More is required of progressives.  We need to debate health insurance mandates versus a single payer system.  We need a robust discussion of the difference between a carbon tax and a carbon cap.  (Hint: A cap is infinitely superior.)  And if we allow these kinds of healthy debates to pull us apart or weaken our resolve to stop Trump, then shame on us.

Second, meaningful social progress requires developing a broad, bipartisan consensus. Again, the Tea Party may have an advantage in that obstruction is an end in itself for anti-government types and a vociferous minority can obstruct.  They did not need to win people over.  Did you ever watch a Tea Party protest and think, “Well, that’s an insightful argument I ought to consider”?  Did the Tea Party’s message of obstructionism persuade a broad swath of Americans to support their cause?  Did they change hearts and minds?  No. No.  And no.

As I’ve explored on this blog before, big social progress generally requires meaningful bipartisan agreement. We’ll see if Obamacare survives as the exception to prove the rule but this governing-with-51% mentality has got to go.  Democrats should not merely be thinking about wrestling back control of the House and Senate.  Democrats ought to be thinking about winning big majorities.  Big enough that with the cooperation of some moderate Republicans (there are a few), they can override a presidential veto.

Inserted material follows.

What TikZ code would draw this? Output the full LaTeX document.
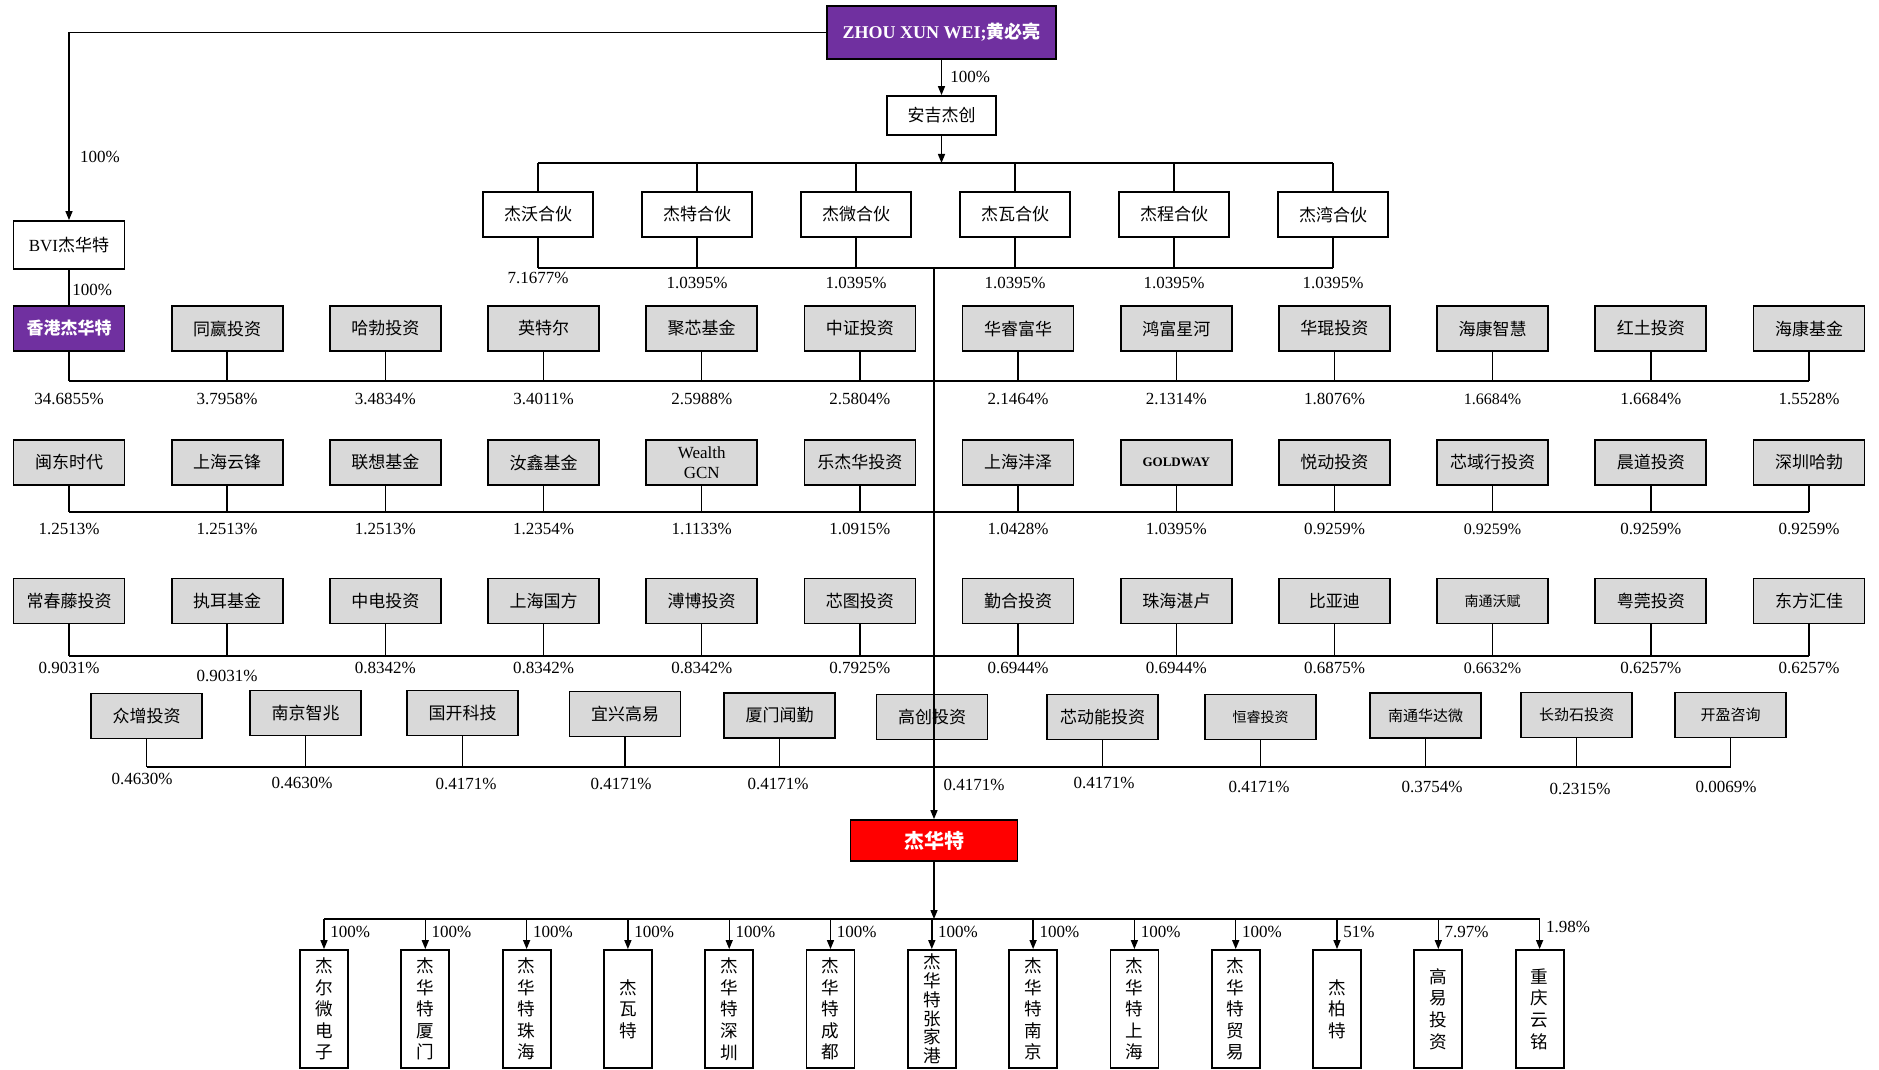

How are we going to address climate change without a broad bipartisan consensus?  Get your heads out of the sand, folks.  Not only do we need a game changing national policy, we need an international treaty—that requires the approval of two-thirds of the Senate.  Do you think we are going to win over a big chunk of traditionally Republican voters without a positive vision?

Third, look at what the Tea Party begat: President Trump.  Is that a path the Democratic Party wants to follow?  Do we really want to create a policy void and just see who steps in? I’m not naming names but the Republicans don’t exactly have a monopoly on crazy.

Resisting Trump’s agenda is necessary but not sufficient.  If we imitate the Tea Party in all respects then we walk right into the trap they have set.  We risk reducing ourselves to the smallness of spiteful Trump.

We are better than that. Let’s get back to big ideas. Let’s get back to “Yes, we can.” Only louder this time.